◆ EXERCISE AIM
Leave the pictures out, and retype all of the material exactly as written.
begin DATA SEGMENT
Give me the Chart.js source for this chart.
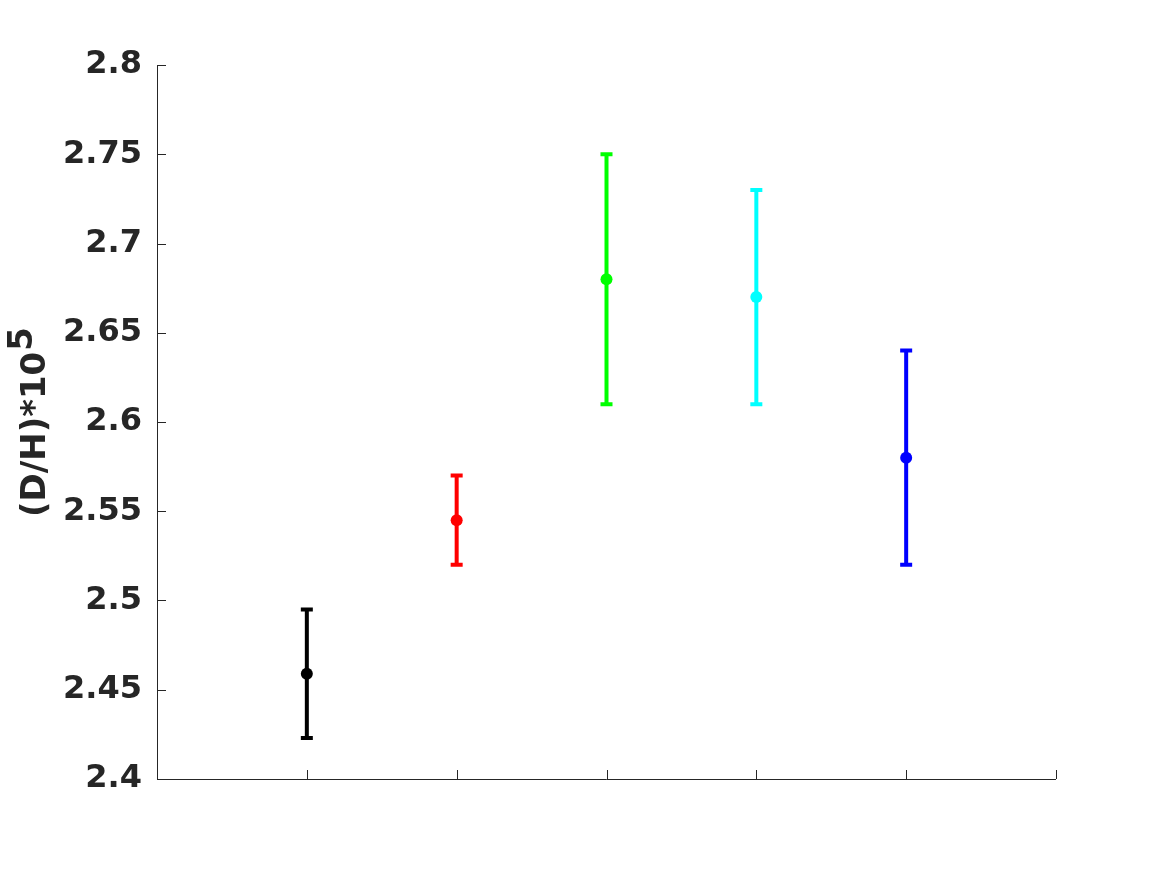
<!DOCTYPE html>
<html>
<head>
<meta charset="utf-8">
<title>D/H</title>
<script src="https://cdn.jsdelivr.net/npm/chart.js@4.4.1/dist/chart.umd.min.js"></script>
<style>
    html, body { margin: 0; padding: 0; background: #ffffff; }
    #wrap { width: 1167px; height: 875px; }
</style>
</head>
<body>
<div id="wrap"><canvas id="dhChart" width="1167" height="875"></canvas></div>
<script>
// x positions of the five measurements
const categories = [1, 2, 3, 4, 5];
const dhValues = [2.459, 2.545, 2.68, 2.67, 2.58];
const errLow = [2.423, 2.52, 2.61, 2.61, 2.52];
const errHigh = [2.495, 2.57, 2.75, 2.73, 2.64];
const pointColors = ['#000000', '#ff0000', '#00ff00', '#00ffff', '#0000ff'];
const xTicks = [1, 2, 3, 4, 5, 6];
const yMin = 2.4, yMax = 2.8, yStep = 0.05;

const axisColor = '#262626';

// error bars drawn from the data through the chart's scales
const errorBars = {
    id: 'errorBars',
    beforeDatasetsDraw(chart) {
        const ctx = chart.ctx;
        const x = chart.scales.x, y = chart.scales.y;
        ctx.save();
        ctx.lineWidth = 4;
        categories.forEach((c, i) => {
            const px = x.getPixelForValue(c);
            const top = y.getPixelForValue(errHigh[i]);
            const bot = y.getPixelForValue(errLow[i]);
            ctx.strokeStyle = pointColors[i];
            ctx.beginPath();
            ctx.moveTo(px, top);
            ctx.lineTo(px, bot);
            ctx.moveTo(px - 6, top);
            ctx.lineTo(px + 6, top);
            ctx.moveTo(px - 6, bot);
            ctx.lineTo(px + 6, bot);
            ctx.stroke();
        });
        ctx.restore();
    }
};

// MATLAB style axes: left + bottom lines, ticks pointing inward
const innerAxes = {
    id: 'innerAxes',
    afterDraw(chart) {
        const ctx = chart.ctx;
        const a = chart.chartArea;
        const x = chart.scales.x, y = chart.scales.y;
        ctx.save();
        ctx.strokeStyle = axisColor;
        ctx.lineWidth = 1;
        ctx.beginPath();
        ctx.moveTo(a.left + 0.5, a.top);
        ctx.lineTo(a.left + 0.5, a.bottom + 0.5);
        ctx.lineTo(a.right, a.bottom + 0.5);
        y.ticks.forEach(t => {
            const py = Math.round(y.getPixelForValue(t.value)) + 0.5;
            ctx.moveTo(a.left, py);
            ctx.lineTo(a.left + 9, py);
        });
        xTicks.forEach(v => {
            const px = Math.round(x.getPixelForValue(v)) + 0.5;
            ctx.moveTo(px, a.bottom);
            ctx.lineTo(px, a.bottom - 9);
        });
        ctx.stroke();

        // y title with superscript
        ctx.fillStyle = axisColor;
        ctx.font = 'bold 34px "DejaVu Sans"';
        ctx.translate(45, 517);
        ctx.rotate(-Math.PI / 2);
        ctx.textAlign = 'left';
        ctx.textBaseline = 'alphabetic';
        const main = '(D/H)*10';
        ctx.fillText(main, 0, 0);
        const w = ctx.measureText(main).width;
        ctx.fillText('5', w + 1, -13);
        ctx.restore();
    }
};

new Chart(document.getElementById('dhChart').getContext('2d'), {
    type: 'scatter',
    data: {
        datasets: [{
            data: categories.map((c, i) => ({ x: c, y: dhValues[i] })),
            pointBackgroundColor: pointColors,
            pointBorderColor: pointColors,
            pointRadius: 6,
            pointBorderWidth: 0,
            showLine: false
        }]
    },
    options: {
        responsive: false,
        animation: false,
        layout: { padding: { left: 0, top: 65, right: 111, bottom: 96 } },
        plugins: {
            legend: { display: false },
            tooltip: { enabled: false }
        },
        scales: {
            x: {
                type: 'linear',
                min: 0,
                max: 6,
                grid: { display: false },
                border: { display: false },
                ticks: { display: false },
                afterFit(scale) { scale.height = 0; }
            },
            y: {
                min: yMin,
                max: yMax,
                grid: { display: false, drawTicks: false },
                border: { display: false },
                ticks: {
                    stepSize: yStep,
                    padding: 15,
                    color: axisColor,
                    font: { family: '"DejaVu Sans"', size: 32, weight: 'bold' },
                    callback: v => Number(v.toFixed(2)).toString()
                },
                afterFit(scale) { scale.width = 157; }
            }
        }
    },
    plugins: [errorBars, innerAxes]
});
</script>
</body>
</html>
end DATA SEGMENT
◆ FULL SOLUTION
Give me the Chart.js source for this chart.
<!DOCTYPE html>
<html>
<head>
<meta charset="utf-8">
<title>D/H</title>
<script src="https://cdn.jsdelivr.net/npm/chart.js@4.4.1/dist/chart.umd.min.js"></script>
<style>
    html, body { margin: 0; padding: 0; background: #ffffff; }
    #wrap { width: 1167px; height: 875px; }
</style>
</head>
<body>
<div id="wrap"><canvas id="dhChart" width="1167" height="875"></canvas></div>
<script>
// x positions of the five measurements
const categories = [1, 2, 3, 4, 5];
const dhValues = [2.459, 2.545, 2.68, 2.67, 2.58];
const errLow = [2.423, 2.52, 2.61, 2.61, 2.52];
const errHigh = [2.495, 2.57, 2.75, 2.73, 2.64];
const pointColors = ['#000000', '#ff0000', '#00ff00', '#00ffff', '#0000ff'];
const xTicks = [1, 2, 3, 4, 5, 6];
const yMin = 2.4, yMax = 2.8, yStep = 0.05;

const axisColor = '#262626';

// error bars drawn from the data through the chart's scales
const errorBars = {
    id: 'errorBars',
    beforeDatasetsDraw(chart) {
        const ctx = chart.ctx;
        const x = chart.scales.x, y = chart.scales.y;
        ctx.save();
        ctx.lineWidth = 4;
        categories.forEach((c, i) => {
            const px = x.getPixelForValue(c);
            const top = y.getPixelForValue(errHigh[i]);
            const bot = y.getPixelForValue(errLow[i]);
            ctx.strokeStyle = pointColors[i];
            ctx.beginPath();
            ctx.moveTo(px, top);
            ctx.lineTo(px, bot);
            ctx.moveTo(px - 6, top);
            ctx.lineTo(px + 6, top);
            ctx.moveTo(px - 6, bot);
            ctx.lineTo(px + 6, bot);
            ctx.stroke();
        });
        ctx.restore();
    }
};

// MATLAB style axes: left + bottom lines, ticks pointing inward
const innerAxes = {
    id: 'innerAxes',
    afterDraw(chart) {
        const ctx = chart.ctx;
        const a = chart.chartArea;
        const x = chart.scales.x, y = chart.scales.y;
        ctx.save();
        ctx.strokeStyle = axisColor;
        ctx.lineWidth = 1;
        ctx.beginPath();
        ctx.moveTo(a.left + 0.5, a.top);
        ctx.lineTo(a.left + 0.5, a.bottom + 0.5);
        ctx.lineTo(a.right, a.bottom + 0.5);
        y.ticks.forEach(t => {
            const py = Math.round(y.getPixelForValue(t.value)) + 0.5;
            ctx.moveTo(a.left, py);
            ctx.lineTo(a.left + 9, py);
        });
        xTicks.forEach(v => {
            const px = Math.round(x.getPixelForValue(v)) + 0.5;
            ctx.moveTo(px, a.bottom);
            ctx.lineTo(px, a.bottom - 9);
        });
        ctx.stroke();

        // y title with superscript
        ctx.fillStyle = axisColor;
        ctx.font = 'bold 34px "DejaVu Sans"';
        ctx.translate(45, 517);
        ctx.rotate(-Math.PI / 2);
        ctx.textAlign = 'left';
        ctx.textBaseline = 'alphabetic';
        const main = '(D/H)*10';
        ctx.fillText(main, 0, 0);
        const w = ctx.measureText(main).width;
        ctx.fillText('5', w + 1, -13);
        ctx.restore();
    }
};

new Chart(document.getElementById('dhChart').getContext('2d'), {
    type: 'scatter',
    data: {
        datasets: [{
            data: categories.map((c, i) => ({ x: c, y: dhValues[i] })),
            pointBackgroundColor: pointColors,
            pointBorderColor: pointColors,
            pointRadius: 6,
            pointBorderWidth: 0,
            showLine: false
        }]
    },
    options: {
        responsive: false,
        animation: false,
        layout: { padding: { left: 0, top: 65, right: 111, bottom: 96 } },
        plugins: {
            legend: { display: false },
            tooltip: { enabled: false }
        },
        scales: {
            x: {
                type: 'linear',
                min: 0,
                max: 6,
                grid: { display: false },
                border: { display: false },
                ticks: { display: false },
                afterFit(scale) { scale.height = 0; }
            },
            y: {
                min: yMin,
                max: yMax,
                grid: { display: false, drawTicks: false },
                border: { display: false },
                ticks: {
                    stepSize: yStep,
                    padding: 15,
                    color: axisColor,
                    font: { family: '"DejaVu Sans"', size: 32, weight: 'bold' },
                    callback: v => Number(v.toFixed(2)).toString()
                },
                afterFit(scale) { scale.width = 157; }
            }
        }
    },
    plugins: [errorBars, innerAxes]
});
</script>
</body>
</html>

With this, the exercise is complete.